Si, au début de l'histoire, dans la petite enfance, l'image de la mère vient éclairer quelque peu un quotidien sordide et insupportable, cette image se dégrade très vite et devient aussi toxique que celle du père, peut-être même plus toxique parce qu'elle ne se donne pas comme telle. A noter que la figure centrale du père atteint des summums de cruauté et de lâcheté, suscitant chez ses trois enfants une haine imprescriptible. Or, autant la littérature nous a habitués à des figures de mères monstrueuses, autant elle reste beaucoup plus nuancée sur les figures de pères. Ils peuvent être froids, volages, calculateurs, autoritaires, violents même, mais rarement, à ma connaissance en tout cas, monstrueux. En cela, Rebecca Lighieri inaugure un genre avec un modèle difficile à égaler et dont le réalisme confère une authenticité qui fait frémir.

Par ailleurs, il ressort de ce récit un pessimisme susceptible de décourager le plus acharné des humanistes. Si, au début du récit, le narrateur enfant peut encore se projeter dans un avenir désirable : « ...Je me sens grand, vertueux, presque heureux – le coeur gonflé d'espoir. C'est peut-être moi le sauveur, après tout. », ces illusions ne font pas long feu. Surgit alors, au fil des pages, le principe incontestable d'une détermination à laquelle nul ne peut échapper, Karel encore moins que quiconque. L'enfance malheureuse et sordide implique nécessairement une vie malheureuse et sordide. Karel, fils de Karl, est condamné à reproduire et à s'approprier violence et cruauté, condamné à rester enfermé dans ce cercle vicieux de la misère matérielle et affective. C'est ce déterminisme qui est asséné à chaque nouvel épisode du roman jusqu'à la citation d'Antonin Artaud, tirée du texte intitulé « La Liquidation de l'opium » paru dans La Révolution surréaliste en janvier 1925 « Il y a des âmes incurables et perdues pour le reste de la société. Supprimez-leur un moyen de folie, elles en inventeront dix mille autres. ». Et cette affirmation nous ramène au titre du roman, emprunté lui aussi à ce même texte dont je redonne ici l'extrait : « L'homme est misérable, l'âme est faible, il est des hommes qui se perdront toujours.

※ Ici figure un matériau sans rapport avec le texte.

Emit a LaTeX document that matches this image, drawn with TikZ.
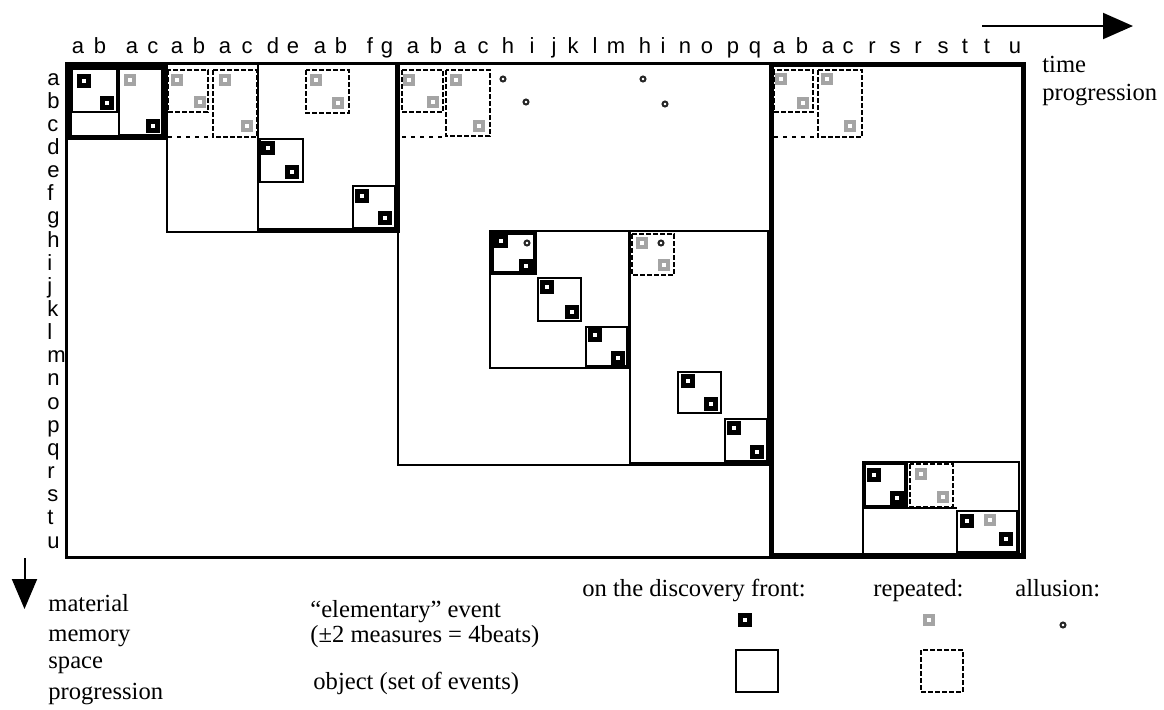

Peu importe le moyen de la perte ; ça ne regarde pas la société. » Artaud affirme un déterminisme total que soutient et met en scène le récit de Rebecca Lighieri. Est-il possible d'y échapper ? Comme chez Artaud, qui a donné son nom à la cité marseillaise, la fratrie Claeys n'y échappe que grâce aux paradis artificiels, et encore, y échappent-ils vraiment ? « Tant que ne serons parvenus à supprimer aucune des causes du désespoir humain... » (opus cité) il est probable que nul n'y échappe durablement. Ce devrait être le combat de la richesse de lutter contre la misère et d'en éradiquer les causes. Mais la richesse ne se bat que pour elle-même, et sa générosité n'est qu'un leurre ainsi que le démontre le fugitif et insipide personnage de Jérémie.

Autant de constats bien sombres et un tableau dérangeant de la détresse humaine. Ils mériteraient sans doute une adaptation cinématographique qui pourrait en préciser les contours et, avec un peu de génie, en extirper une parcelle d'espoir.